Hacker News new | ask | show | jobs
by stonekyx 1173 days ago
I think I observed this problem recently too, but with Japanese file names.

Basically I had a Git repository and didn’t know about `git config core.precomposeUnicode`. And when the repository is synchronized to a Linux system, on the Linux side it can sometimes have 2 files with the same-looking file name but different normalizations. (Because I think ext4 doesn’t normalize Unicode?) That took me about an afternoon to fix.

2 comments

> Because I think ext4 doesn’t normalize Unicode?

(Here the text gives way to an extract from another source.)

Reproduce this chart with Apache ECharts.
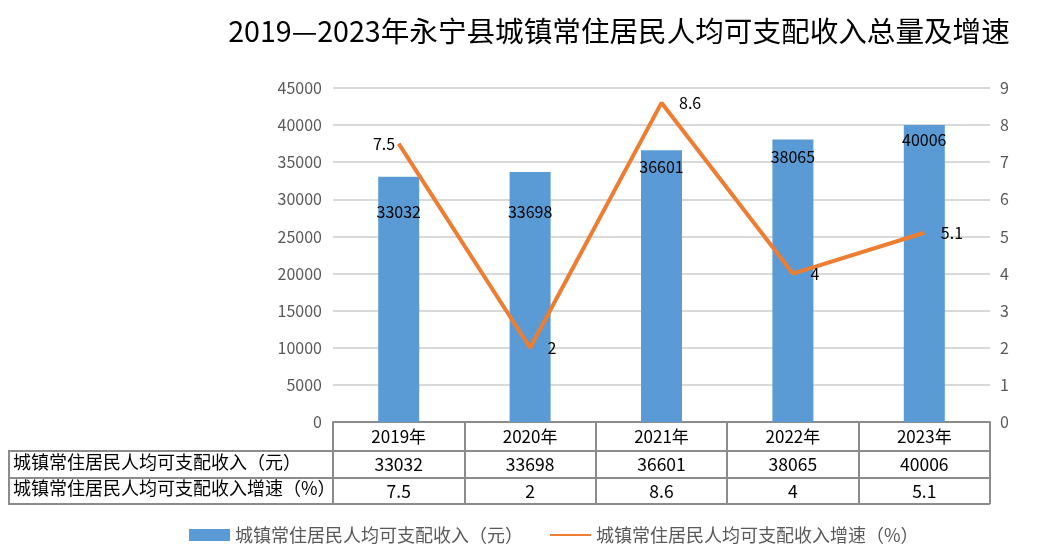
<!DOCTYPE html>
<html>
<head>
<meta charset="utf-8">
<script src="https://cdn.jsdelivr.net/npm/echarts@6/dist/echarts.min.js"></script>
<style>
  html, body { margin: 0; padding: 0; background: #fff; }
  #main { width: 1050px; height: 555px; }
</style>
</head>
<body>
<div id="main"></div>
<script>
// 数据
var years = ['2019年', '2020年', '2021年', '2022年', '2023年'];
var income = [33032, 33698, 36601, 38065, 40006];
var growth = [7.5, 2, 8.6, 4, 5.1];
var incomeName = '城镇常住居民人均可支配收入（元）';
var growthName = '城镇常住居民人均可支配收入增速（%）';

// 柱子标签离柱顶的距离（Excel 自动避让，逐个调整）
var barLabelDist = [27, 32, 9, 9, 7];
// 折线标签位置与间距
var lineLabelPos = ['left', 'right', 'right', 'right', 'right'];
var lineLabelDist = [3, 17, 17, 17, 16];

var FONT = '"Noto Sans CJK SC", "Noto Sans", sans-serif';
var GRID_L = 333, GRID_R = 990, AXIS_Y = 422;

var chart = echarts.init(document.getElementById('main'));

var barData = income.map(function (v, i) {
    return {
        value: v,
        label: { position: 'insideTop', distance: barLabelDist[i] }
    };
});
var lineData = growth.map(function (v, i) {
    return { value: v, label: { position: lineLabelPos[i], distance: lineLabelDist[i] } };
});

var option = {
    backgroundColor: '#fff',
    title: {
        text: '2019—2023年永宁县城镇常住居民人均可支配收入总量及增速',
        left: 614,
        textAlign: 'center',
        top: 12,
        textStyle: { fontFamily: FONT, fontSize: 28.6, fontWeight: 'normal', color: '#000' }
    },
    legend: {
        bottom: 6,
        left: 184,
        itemGap: 26,
        itemWidth: 41,
        itemHeight: 12,
        formatter: '{t|{name}}',
        textStyle: {
            fontFamily: FONT, fontSize: 18, color: '#595959',
            rich: { t: { fontFamily: FONT, fontSize: 18, color: '#595959' } }
        },
        data: [
            { name: incomeName, icon: 'rect' },
            { name: growthName, itemStyle: { opacity: 0 } }
        ]
    },
    grid: { left: GRID_L, right: 1050 - GRID_R, top: 88, bottom: 555 - AXIS_Y },
    xAxis: {
        type: 'category',
        data: years,
        axisLine: { lineStyle: { color: '#8c8c8c', width: 2 } },
        axisTick: { show: true, interval: 0, length: 82, lineStyle: { color: '#8c8c8c', width: 2 } },
        axisLabel: {
            interval: 0,
            margin: 1,
            fontFamily: FONT,
            fontSize: 17,
            color: '#000',
            formatter: function (val, idx) {
                return '{y|' + val + '}\n{v|' + income[idx] + '}\n{g|' + growth[idx] + '}';
            },
            rich: {
                y: { fontFamily: FONT, fontSize: 17, color: '#000', lineHeight: 28 },
                v: { fontFamily: FONT, fontSize: 17.5, color: '#000', lineHeight: 27 },
                g: { fontFamily: FONT, fontSize: 17.5, color: '#000', lineHeight: 26 }
            }
        }
    },
    yAxis: [{
        type: 'value',
        min: 0,
        max: 45000,
        interval: 5000,
        axisLine: { show: false },
        axisTick: { show: false },
        axisLabel: {
            fontFamily: FONT, fontSize: 16, color: '#595959', margin: 11,
            formatter: function (v) { return String(v); }
        },
        splitLine: { lineStyle: { color: '#d9d9d9', width: 2 } }
    }, {
        type: 'value',
        min: 0,
        max: 9,
        interval: 1,
        axisLine: { show: false },
        axisTick: { show: false },
        axisLabel: { fontFamily: FONT, fontSize: 16, color: '#595959', margin: 10 },
        splitLine: { show: false }
    }],
    graphic: [
        // 表格横线
        { type: 'line', shape: { x1: 8, y1: 451, x2: GRID_R, y2: 451 }, style: { stroke: '#8c8c8c', lineWidth: 2 } },
        { type: 'line', shape: { x1: 8, y1: 478, x2: GRID_R, y2: 478 }, style: { stroke: '#8c8c8c', lineWidth: 2 } },
        { type: 'line', shape: { x1: 8, y1: 504, x2: GRID_R, y2: 504 }, style: { stroke: '#8c8c8c', lineWidth: 2 } },
        // 表格左竖线
        { type: 'line', shape: { x1: 9, y1: 451, x2: 9, y2: 504 }, style: { stroke: '#8c8c8c', lineWidth: 2 } },
        // 表头文字
        { type: 'text', left: 13, top: 453, style: { text: incomeName, fontFamily: FONT, fontSize: 18, fill: '#000' } },
        { type: 'text', left: 13, top: 479, style: { text: growthName, fontFamily: FONT, fontSize: 18, fill: '#000' } }
    ],
    series: [{
        name: incomeName,
        type: 'bar',
        barWidth: 41,
        yAxisIndex: 0,
        itemStyle: { color: '#5b9bd5' },
        label: { show: true, fontFamily: FONT, fontSize: 16, color: '#000' },
        data: barData,
        z: 2
    }, {
        name: growthName,
        type: 'line',
        yAxisIndex: 1,
        symbol: 'circle',
        symbolSize: 1,
        showSymbol: true,
        lineStyle: { color: '#ed7d31', width: 4 },
        itemStyle: { color: 'rgba(0,0,0,0)' },
        label: { show: true, fontFamily: FONT, fontSize: 16, color: '#000' },
        data: lineData,
        z: 3
    }],
    animation: false
};

chart.setOption(option);
</script>
</body>
</html>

Yeah, native Linux filesystems don't really know anything about unicode at all at their heart. They really work more on raw bytes, simply reserving 0x00 (NUL) and 0x2F ('/'). Anything else goes in a filename as far as the kernel is concerned (including evil stuff like incomplete multibyte sequences, or other invalid UTF-8 byte sequences). User space is welcome to and encouraged to treat filenames as UTF-8 on modern systems, but that's not really enforced anywhere strongly.

What can I do with Japanese characters in Zip files that come out all messed up and Cyrillic when extracted under linux?
It depends, Japanese filenames are sometimes in an 8-bit codepage. There are several.

https://en.wikipedia.org/wiki/Code_page

https://stackoverflow.com/a/45583116

https://github.com/m13253/unzip-iconv

Thanks. unzip -O Shift_JIS <file> did the trick.